Nadine - time for you to leave

  • Satellite image of Hurricane Nadine on October 3rd. At the time, Nadine had winds of 50 mph. Image: NASA/LANCE MODIS.

    The convoluted path and changing strength of Nadine, from tropical wave near Cape Verde to tropical storm and hurricane (twice) before losing its identity on October 4th.

    Tropical Storm Oscar on October 4th - a far briefer storm, expected to last just a couple of days. Image: NASA/LANCE MODIS

  • Nadine - time for you to leave
    04.10.2012 16:20


    Sometimes guests just outstay their welcome.

    Nadine is an occupant of the Atlantic Ocean that has been loitering for a very long time. As a hurricane, tropical storm or tropical depression it has been meandering around the central and eastern Atlantic for 23 days as of October 4th, visiting the Azores on more than one occasion.

    It is now finally showing signs of atrophy as it moves farther north, and it should imminently lose its tropical characteristics then weaken further and merge with a mid-latitude low pressure system. It is encountering lower sea surface temperatures and so lacks the energy to sustain itself, while increasing upper level winds start to destroy its tropical structure.

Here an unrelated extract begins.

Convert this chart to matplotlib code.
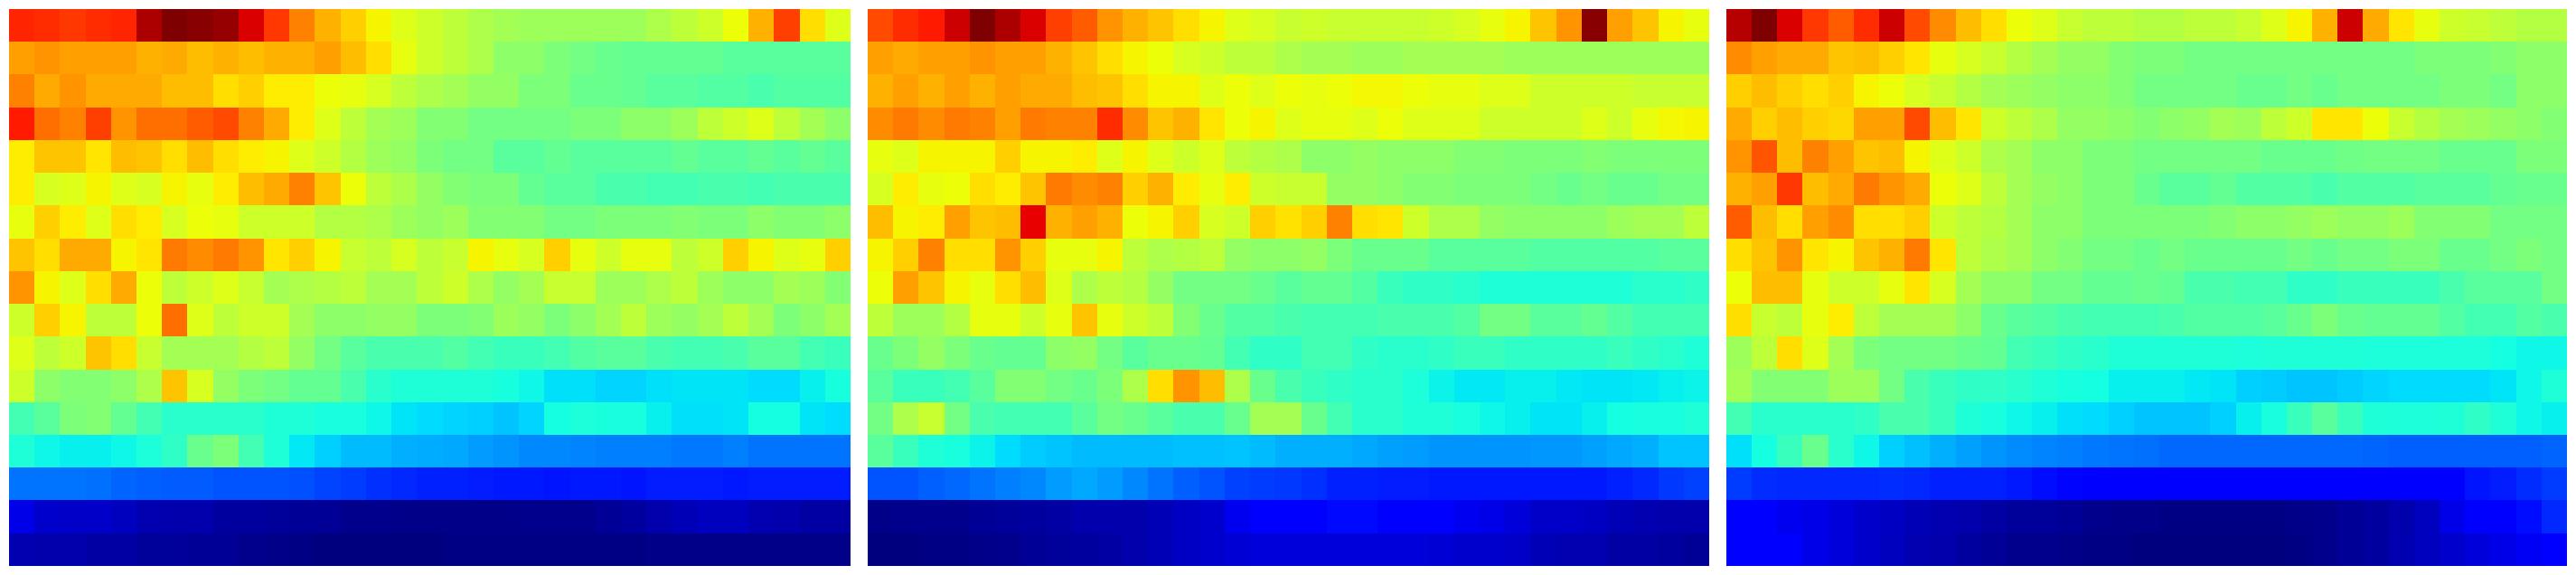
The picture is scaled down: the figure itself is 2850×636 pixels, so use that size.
import numpy as np
import matplotlib
matplotlib.use("Agg")
import matplotlib.pyplot as plt

# cell values on a 0-100 scale
# each row = 17 left columns + 16 right columns
panel_a = [
    [87,86,85,86,87,96,100,99,98,92,85,77,72,69,65,62,60, 58,56,55,54,54,54,54,54,56,58,60,64,72,84,67.5,62],
    [74,75,74,74,74,72,73,71,72,71,72,72,74,71,67.5,63,60, 58,56,52,52,50,49,48,47,47,47,47,46,46,46,46,46],
    [77,73,75,73,73,73,71,71,67.5,69,66,66,64,63,61,58,56, 55,53,53,50,50,48,48,47,46,46,45,45,44,45,45,45],
    [88,79,77,84,75,79,79,81,83,77,73,66,62,58,55,54,51, 51,49,49,49,49,50,50,52,52,54,58,60,62,58,55,52],
    [66,70,70,66.5,71,70,67.5,71,67.5,66,65,62,60,57,54,53,50, 49,49,46,46,47,46,46,46,46,47,46,46,47,46,47,46],
    [66,61,62,65,62,61,65,63,66,71,73,77,70,64,58,56,53, 51,50,50,47,46,46,44,44,43,43,44,44,43,44,44,44],
    [63,69,66,62,67.5,66,61,64,63,60,60,60,57,57,56,54,53, 54,51,51,51,49,49,50,50,50,51,50,50,52,51,51,52],
    [70,67.5,73,73,65,66.5,78,76,78,75,66.5,69,65,59,58,61,58, 59,65,63,61,69,63,60,63,63,58,60,69,65,62,63,69],
    [75,65,62,67.5,73,64,58,60,62,59,55,56,57,58,55,55,58, 60,56,53,55,59,59,54,54,56,58,54,52,52,55,54,51],
    [60,69,65,58,58,64,79,62,58,60,60,55,52,52,53,53,50, 50,51,54,53,50,52,55,58,54,53,55,58,55,50,52,55],
    [62,58,60,70,67.5,59,55,55,55,57,58,53,49,46,44,44,44, 45,43,42,42,43,45,46,46,44,43,43,44,46,46,43,42],
    [60,52,51,51,52,56,70,61,53,50,49,47,47,44,40,39,39, 39,39,38,37,34.5,34.5,33.5,33.5,34.5,35,35,35,34,34,36,38],
    [43,46,50,51,47,43,40,40,40,40,39,39,38,38,37,35,34, 33.5,33,32,33.5,37.5,38.5,38,38,36,34.5,34.5,35,37.5,37.5,35,34],
    [39,37,36,36,37,38.5,41,48,50,43,39,35.5,33,31,31,30,29.5, 29,28,27,26,26,25.5,25,25,25,24.5,24.5,25,24,24,24,24],
    [24,24,24,23.5,22.5,22,21.5,21.5,21,21,21,20.5,19.5,18.5,17.5,16.5,16, 16,15.5,15,15,14.5,15,15,14.5,15.5,15.5,15.5,15,15.5,15.5,15.5,15.5],
    [9,7,6.5,6.5,5.5,4.5,4,4,3,3,2.5,2,2,1.5,1.5,1,1, 1,1,1,1.5,1.5,1.5,2,3,4,5,5.5,5.5,4.5,4,3.5,3.5],
    [4.5,4,4,3.5,3.5,2.5,2.5,2,2,1.5,1,0.5,0,0,0,0,0, 0.5,0.5,0.5,0.5,0.5,0.5,0.5,0.5,1,1,1,1,1,1,1,1],
]

panel_b = [
    [83,86,88,93,100,96,92,84,81,75,72,70,67.5,65,62,61,59, 60,59,59,59,59,60,61,63,65,70,75,99,74,70,65,63],
    [74,73,74,74,75,74,74,72,70,67.5,65,64,61,60,58,58,56, 55,55,54,54,55,55,55,55,54,54,54,54,54,54,54,54],
    [72,74,72,74,72,74,73,73,71,70,67.5,65,65,62,64,62,64, 63,64,64.5,64.5,64,63,63,62,62,60,60,60,60,59,59,59],
    [76,78,76,78,77,74,78,77,77,86,76,70,72,66.5,64,65,62, 63,63,62,64,62,62,62,60,60,60,60,62,60,63,64.5,65],
    [63,62,65,65,65,69,65,65,66,62,65,62,60,62,58,57,56, 52,52,53,52,52,52,51,51,50,50,50,51,50,50,50,50],
    [61,66,63,64,67.5,66,70,78,76,77,69,72,66,63,66,60,59, 59,53,53,52,51,51,50,50,50,49,48,49,48,48,49,49],
    [71,65,66,74,70,71,91,72,74,72,64,65,69,61,60,69,67, 69,77,67.5,66.5,60,56,56,53,52,52,52,52,54,55,55,58],
    [65,69,77,67.5,67.5,75,69,63,63,65,58,56,57,58,53,52,52, 53,50,48,48,48,46,46,46,46,45,45,45,45,45,46,46],
    [64,74,70,65,63,67.5,71,62,56,58,57,53,49,49,49,48,46, 47,47,45,42,41,41,40,39,39,39,39,39,39,40,40,41],
    [58,54,54,57,63,63,60,63,70,63,60,58,51,48,45,45,44, 43,43,43,44,44,44,45,49,49,46,46,47,45,43,43,43],
    [48,50,53,50,48,47,47,52,53,49,46,48,48,47,43,41,41, 43,43,41,40,40,41,42,42,41,41,41,41,42,41,40,39],
    [46,42,42,43,46,51,51,49,48,50,56,67.5,75,71,56,48,44, 42,41,40,40,38.5,36.5,35.5,35.5,36,36,35.5,35,35,35.5,36,36.5],
    [49,56,59,49,44,43,43,43,46,49,48,46,44,44,48,55,55, 48,43,40,40,39,39,38,37,36,35,35,36,37.5,38,38,39],
    [46,42,39,38,36.5,34,32.5,32,31,31,31,31,31.5,31.5,32,31,30, 30,30,29,28.5,28,27,27,27,27,27.5,27.5,28.5,29,30,32,32],
    [21,21,22,23,24,25,26,28,29,28,26,24,22,21,19,18.5,18, 17.5,16,16,15.5,15.5,15,15,15,15,15,15,15,16,16.5,18,19],
    [1,1.5,1.5,1.5,2,2.5,3,3.5,4,4,4,5,6,7,10,11.5,11.5, 12.5,13.5,13.5,12.5,11.5,11,10,9,8,6.5,6.5,6,5,4.5,4,4],
    [0,0,0.5,0.5,1,1.5,2,2.5,3,3.5,4,5,6,7,7.5,8,8, 8,8,8,8,8,7.5,7,7,6.5,5,4.5,4.5,3.5,3.5,3,2],
]

panel_c = [
    [95,100,92,85,81,86,93,83,76,71,67.5,64,62,59,58,58,57, 57,58,58,59,62,65,72,93,73,66.5,63,60,59,58,57,57],
    [76,74,73,73,70,71,69,66.5,63,61,59,57,55,53,53,51,50, 50,49,49,49,49,49,49,49,49,49,50,50,50,51,52,52],
    [69,71,69,67.5,69,65,64,61,59,57,55,54,53,52,52,51,49, 49,49,49,48,48,49,48,49,49,49,49,50,50,49,52,52],
    [73,69,71,69,68,74,74,83,71,66.5,60,58,56,53,53,52,51, 52,53,55,54,58,60,66.5,66.5,64,59,57,55,54,53,52,51],
    [75,82,71,77,74,70,71,65,62,60,56,55,52,52,50,50,49, 49,49,49,49,48,48,48,48.5,49,49,49,48,48,48,50,50],
    [72,74,85,71,73,78,75,73,64,62,58,55,53,52,50,50,48, 46,46,47,45,45,45,44,45,45,45,46,46,46,47,48,48],
    [81,71,67.5,74,76,67.5,67.5,69,60,58,57,55,52,52,50,50,50, 50,50,51,52,52,53,54,53,53,54,51,51,51,49,49,49],
    [67.5,70,75,66.5,65,70,72,78,66.5,58,56,55,52,51,49,49,48, 49,48,48,48,48,49,48,49,49,50,50,48,48,49,50,49],
    [64,71,71,63,60,60,63,66.5,61,55,52,52,49,49,47,47,48, 47,44,44,43,43,41,41,42,42,42,42,44,46,46,46,49],
    [67.5,59,58,63,66,58,55,55,55,52,48,46,45,44,43,43,43, 44,45,45,45,46,48,50,48,47,47,47,45,43,43,45,44],
    [54,58,67.5,62,55,50,49,49,49,48,47,43,42,41,40,39,39, 39,39,39,38.5,39,39,39,39,38.5,38.5,38.5,38.5,38.5,37.5,37,37],
    [55,51,51,51,54,54,49,44,42,41,41,40,39,38,37.5,36,36, 36,35.5,35,33,32.5,32,32,32.5,33.5,34,34,34,34,35,37,39],
    [43,40,40,40,40,41,44,44,42,39,38,37,36,34.5,34,33,32, 32,32,33,36,38,42,46,42,39,38.5,38.5,39,41,39,37,36],
    [34.5,37.5,42,48,40,37,33,31.5,30,28.5,27,26.5,25.5,25,24.5,24,23.5, 23,23,23,23,23,23,23,23,22.5,22,22,22,22,22,22,22.5],
    [18.5,17,16.5,16.5,16.5,16.5,17,16.5,16,16,16,15,14,13,12.5,12,11, 11,11.5,11.5,11.5,11.5,11.5,11.5,11.5,11.5,11.5,11.5,12.5,14.5,15.5,17,18.5],
    [11.5,11.5,10,9,8,7,6,5,4.5,4,3.5,2.5,2.5,2,1.5,1,1, 0.5,0.5,0.5,0.5,0.5,1,1.5,2,3,4,5.5,9,11.5,12,14,16.5],
    [12,11.5,11,9,8,7,5.5,4.5,4,3,2,1.5,1.5,1,0.5,0.5,0, 0,0,0,0,0,0.5,1.5,2,3,4.5,5.5,7,8,9,10.5,11.5],
]

panels = [panel_a, panel_b, panel_c]

fig_w, fig_h = 2850, 636
fig = plt.figure(figsize=(fig_w / 100, fig_h / 100), dpi=100)

for i, values in enumerate(panels):
    left = 10 + i * 950
    ax = fig.add_axes([left / fig_w, 10 / fig_h, 930 / fig_w, 616 / fig_h])
    ax.imshow(np.array(values), cmap="jet", vmin=0, vmax=100,
              aspect="auto", interpolation="nearest")
    ax.axis("off")

fig.savefig("out.png", dpi=100)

    During the past three weeks Nadine has fed off the unusually warm waters of the Atlantic, and relatively calm conditions aloft have allowed it to maintain its integrity and last for such a long time.

    The ex-storm should run north-eastwards towards Scandinavia but in the mean time it may have an indirect impact on the weather in the UK. 

    Just as it did when heavy rain brought floods in late September, Nadine will help to pump warm, moist tropical air northwards. As this crosses paths with colder air coming southwards it will produce the right conditions for the development of low pressure systems that will deliver some heavy rain through the coming days.

    And that should be the last we hear of Nadine. However, there is a younger brother to the southwest called Oscar, a much shorter-lived tropical storm expected to last just a couple of days. This should also get absorbed by a run-of-the-mill depression and may come across Europe early to mid week.

    The extraordinary longevity of Nadine has made it the fourth longest-lasting Atlantic tropical cyclone known, in a database going back to 1851. It has lasted just a day longer than 2002’s Hurricane Kyle, which wandered westwards across the central and western Atlantic for an age before running northeast up the Eastern Seaboard of the USA. 

    The most persistent tropical cyclone in any ocean basin was Hurricane John – at least that we know of. In August and September 1994 its peregrinations took it across the northeast Pacific and northwest Pacific then back again for a total of 31 days.

    But who knows what storms might have patrolled the lonely oceans for even more than a month before satellites allowed us to spy them?